I think a lot of the pain in Scala/Rust etc immutable data structures comes down to static typing. In Clojure for instance you can very ergonomically do deeply nested persistent updates.

    (update-in
     {:foo [{:bar ["a"] :baz ["b" "c" "d"]}]}
     [:foo 0 :baz 1]
     clojure.string/capitalize)

    => {:foo [{:bar ["a"], :baz ["b" "C" "d"]}]}

mbrodersen 1540 days ago

In Haskell you can you Lenses to easily manipulate sub-trees, individual values, or a selection of values in tree like data structures. It is very powerful.

fulafel 1543 days ago

In Clojure the default associative data structure is a persistent map and cloning it with 0 changed nodes is basically a no-op.

UncleMeat 1544 days ago

Persistent data structures exist and work very well but they still remain way slower than alternatives that don't support persistence. This is especially bad if you want the data structure to be shared across multiple threads. Just iterating over a tree now requires taking and releasing oodles of locks. Add in the GC overhead and you've got a meaningful problem.

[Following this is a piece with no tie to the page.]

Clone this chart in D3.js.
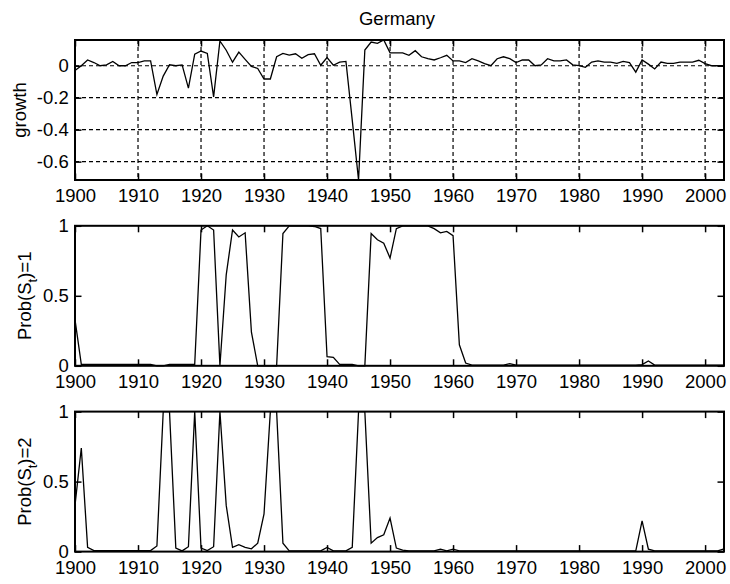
<!DOCTYPE html>
<html><head><meta charset="utf-8">
<script src="https://cdn.jsdelivr.net/npm/d3@7"></script>
<style>body{margin:0;background:#fff}svg{display:block}</style>
</head><body>
<svg id="c" width="730" height="584"></svg>
<script>
const startYear = 1900;
const endYear = 2003;
const growth = [
 -0.03, 0.0, 0.036, 0.02, 0.0, 0.005, 0.027, 0.0, 0.0, 0.02,
 0.02, 0.03, 0.03, -0.18, -0.065, 0.006, 0.0, 0.005, -0.14, 0.072,
 0.092, 0.077, -0.195, 0.155, 0.097, 0.022, 0.085, 0.04, -0.004, -0.017,
 -0.083, -0.083, 0.056, 0.077, 0.066, 0.075, 0.047, 0.069, 0.075, 0.003,
 0.051, 0.003, 0.023, 0.027, -0.34, -0.715, 0.098, 0.148, 0.14, 0.161,
 0.081, 0.081, 0.081, 0.065, 0.094, 0.056, 0.044, 0.036, 0.05, 0.065,
 0.03, 0.03, 0.02, 0.044, 0.03, 0.013, 0.0, 0.044, 0.056, 0.044,
 0.02, 0.036, 0.036, 0.0, 0.005, 0.044, 0.03, 0.03, 0.036, 0.006,
 0.0, -0.01, 0.023, 0.03, 0.023, 0.023, 0.015, 0.027, 0.02, -0.04,
 0.036, 0.01, -0.02, 0.023, 0.015, 0.015, 0.023, 0.023, 0.023, 0.034,
 0.013, 0.0, 0.0, 0.0
];
const probS1 = [
 0.33, 0.01, 0.01, 0.01, 0.01, 0.01, 0.01, 0.01, 0.01, 0.01,
 0.01, 0.01, 0.01, 0.0, 0.0, 0.01, 0.01, 0.01, 0.01, 0.01,
 0.97, 1.0, 0.97, 0.0, 0.65, 0.97, 0.92, 0.95, 0.24, 0.0,
 0.0, 0.0, 0.0, 0.945, 1.0, 1.0, 1.0, 1.0, 0.995, 0.98,
 0.065, 0.06, 0.01, 0.01, 0.01, 0.0, 0.0, 0.945, 0.9, 0.875,
 0.77, 0.98, 1.0, 1.0, 1.0, 1.0, 1.0, 0.98, 0.95, 0.96,
 0.93, 0.15, 0.02, 0.005, 0.005, 0.005, 0.005, 0.005, 0.005, 0.015,
 0.005, 0.005, 0.005, 0.005, 0.005, 0.005, 0.005, 0.005, 0.005, 0.005,
 0.005, 0.005, 0.005, 0.005, 0.005, 0.005, 0.005, 0.005, 0.005, 0.005,
 0.008, 0.035, 0.005, 0.005, 0.005, 0.005, 0.005, 0.005, 0.005, 0.005,
 0.005, 0.005, 0.005, 0.005
];
const probS2 = [
 0.33, 0.74, 0.03, 0.007, 0.007, 0.007, 0.007, 0.007, 0.007, 0.007,
 0.007, 0.007, 0.007, 0.04, 1.0, 1.0, 0.025, 0.005, 0.035, 1.0,
 0.025, 0.007, 0.035, 1.0, 0.33, 0.03, 0.05, 0.03, 0.02, 0.06,
 0.27, 1.0, 1.0, 0.06, 0.005, 0.005, 0.005, 0.005, 0.005, 0.005,
 0.03, 0.005, 0.005, 0.005, 0.03, 1.0, 1.0, 0.06, 0.1, 0.12,
 0.24, 0.025, 0.01, 0.005, 0.005, 0.005, 0.005, 0.005, 0.017, 0.005,
 0.017, 0.005, 0.005, 0.005, 0.005, 0.005, 0.005, 0.005, 0.005, 0.005,
 0.005, 0.005, 0.005, 0.005, 0.005, 0.005, 0.005, 0.005, 0.005, 0.005,
 0.005, 0.005, 0.005, 0.005, 0.005, 0.005, 0.005, 0.005, 0.005, 0.005,
 0.22, 0.017, 0.005, 0.005, 0.005, 0.005, 0.005, 0.005, 0.005, 0.005,
 0.005, 0.005, 0.005, 0.02
];
const xTicks = [1900, 1910, 1920, 1930, 1940, 1950, 1960, 1970, 1980, 1990, 2000];
const growthTicks = [0, -0.2, -0.4, -0.6];
const probTicks = [0, 0.5, 1];
const titleText = "Germany";

const years = growth.map((_, i) => startYear + i);

const FONT = "'Liberation Sans', Arial, Helvetica, sans-serif";
const FS = 18.5;
const svg = d3.select("#c");
const L = 75, R = 724, H = 140;
const x = d3.scaleLinear().domain([startYear, endYear]).range([L, R]);

svg.append("text").attr("x", 397).attr("y", 25)
  .attr("text-anchor", "middle").attr("font-family", FONT).attr("font-size", FS)
  .text(titleText);

function panel(top, values, yDomain, yTicks, grid, labelFn, labelX) {
  const y = d3.scaleLinear().domain(yDomain).range([top + H, top]);
  const g = svg.append("g");
  if (grid) {
    g.selectAll("line.gx").data(xTicks).join("line")
      .attr("x1", d => x(d)).attr("x2", d => x(d))
      .attr("y1", top).attr("y2", top + H)
      .attr("stroke", "#000").attr("stroke-width", 1.2).attr("stroke-dasharray", "4,3");
    g.selectAll("line.gy").data(yTicks).join("line")
      .attr("x1", L).attr("x2", R)
      .attr("y1", d => y(d)).attr("y2", d => y(d))
      .attr("stroke", "#000").attr("stroke-width", 1.2).attr("stroke-dasharray", "4,3");
  }
  const fmt = d => (d === 0 ? "0" : String(d));
  const styleAxis = sel => {
    sel.select(".domain").remove();
    sel.selectAll(".tick line").attr("stroke", "#000").attr("stroke-width", 1.5);
    sel.selectAll(".tick text").attr("font-family", FONT).attr("font-size", FS).attr("fill", "#000");
  };
  g.append("g").attr("transform", `translate(0,${top + H})`)
    .call(d3.axisBottom(x).tickValues(xTicks).tickFormat(d3.format("d")).tickSize(-6.5).tickPadding(9.2))
    .call(styleAxis);
  g.append("g").attr("transform", `translate(0,${top})`)
    .call(d3.axisTop(x).tickValues(xTicks).tickFormat("").tickSize(-6.5))
    .call(styleAxis);
  g.append("g").attr("transform", `translate(${L},0)`)
    .call(d3.axisLeft(y).tickValues(yTicks).tickFormat(fmt).tickSize(-6.5).tickPadding(6.3))
    .call(styleAxis);
  g.append("g").attr("transform", `translate(${R},0)`)
    .call(d3.axisRight(y).tickValues(yTicks).tickFormat("").tickSize(-6.5))
    .call(styleAxis);

  const line = d3.line().x((d, i) => x(years[i])).y(d => y(d));
  g.append("path").datum(values).attr("d", line)
    .attr("fill", "none").attr("stroke", "#000").attr("stroke-width", 1.3)
    .attr("stroke-linejoin", "miter");

  g.append("rect").attr("x", L).attr("y", top).attr("width", R - L).attr("height", H)
    .attr("fill", "none").attr("stroke", "#000").attr("stroke-width", 2);

  const t = svg.append("text")
    .attr("transform", `translate(${labelX},${top + H / 2}) rotate(-90)`)
    .attr("text-anchor", "middle").attr("font-family", FONT).attr("font-size", FS);
  labelFn(t);
}

panel(40, growth, d3.extent(growth), growthTicks, true,
  t => t.text("growth"), 26);
panel(225.8, probS1, [0, 1], probTicks, false, t => {
  t.append("tspan").text("Prob(S");
  t.append("tspan").attr("font-size", 13).attr("dy", 6).text("t");
  t.append("tspan").attr("dy", -6).text(")=1");
}, 31);
panel(411.6, probS2, [0, 1], probTicks, false, t => {
  t.append("tspan").text("Prob(S");
  t.append("tspan").attr("font-size", 13).attr("dy", 6).text("t");
  t.append("tspan").attr("dy", -6).text(")=2");
}, 31);
</script>
</body></html>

Yes, you aren't constructing an entirely new 30k byte array on each mutation. But you are still adding a lot of overhead to your program.

dwohnitmok 1544 days ago

> Persistent data structures exist and work very well but they still remain way slower than alternatives that don't support persistence.

Depending on your definition of "way" this is true. A lot of persistent vector-like structures can have quite good performance, but if your runtime is dominated by iteration and random updating, you will still get a speed up by using raw arrays, i.e. guaranteed contiguous blocks of memory.

> This is especially bad if you want the data structure to be shared across multiple threads. Just iterating over a tree now requires taking and releasing oodles of locks.

This is not. The whole point of immutable data structures and concurrency is that iterating over them does not require any locks because the structure won't change! So concurrent reads require absolutely no new code and certainly no locks. For concurrent writes, the usual strategy is a single CAS-like operation at the top-level to swap out the old immutable structure for a new one (e.g. Clojure atoms, Java AtomicReferences, Haskell IORefs, etc.). But that's a single thing for the whole structure, not every level.

In general concurrent update in the functional programming world is handled by CAS not locks.

UncleMeat 1543 days ago

CAS still has a lock in actual memory.

dwohnitmok 1540 days ago

Not necessarily. Depends on the underlying hardware implementation (with different answers for e.g. x86 vs ARM) since software CAS usually is implemented as a single CPU instruction.

This is also stretching the definition of "lock" quite a bit because usually CAS is used to implement lock-free and wait-free concurrency.

But regardless at most, even in hardware, it's a single top-level lock, and sometimes not even that. Not one along every level of a data structure.

tomp 1544 days ago

> This is especially bad if you want the data structure to be shared across multiple threads. Just iterating over a tree now requires taking and releasing oodles of locks.

Um, what?

Persistent data structures don't require locks at all (because they're immutable), in fact using them in a multithreaded way is 100% safe and thus much easier than their mutable (and ordinarily more efficient) counterparts.

UncleMeat 1543 days ago

Refcounted gc means you need locking on refcounts or you can lose your tree during iteration.

tomp 1543 days ago

Can you provide a list of reference-counted functional languages?

memco 1544 days ago

I really enjoyed this presentation on how roc-lang is being designed to handle optimization using opportunistic in-place mutation: https://yewtu.be/watch?v=vzfy4EKwG_Y&t=1328.

karmakaze 1544 days ago

I was thinking along the same lines. Is an "atom" in Clojure like STM where the structure/reference is changed in a highly controlled manner?

Sinidir 1543 days ago

atoms are containers that require no coordination so its a simple Compare and swap. There are Refs that require transactions and change of multiple Refs is coordinated in these transactions. WIth that Clojure has an implementation of Software Transaction Memory.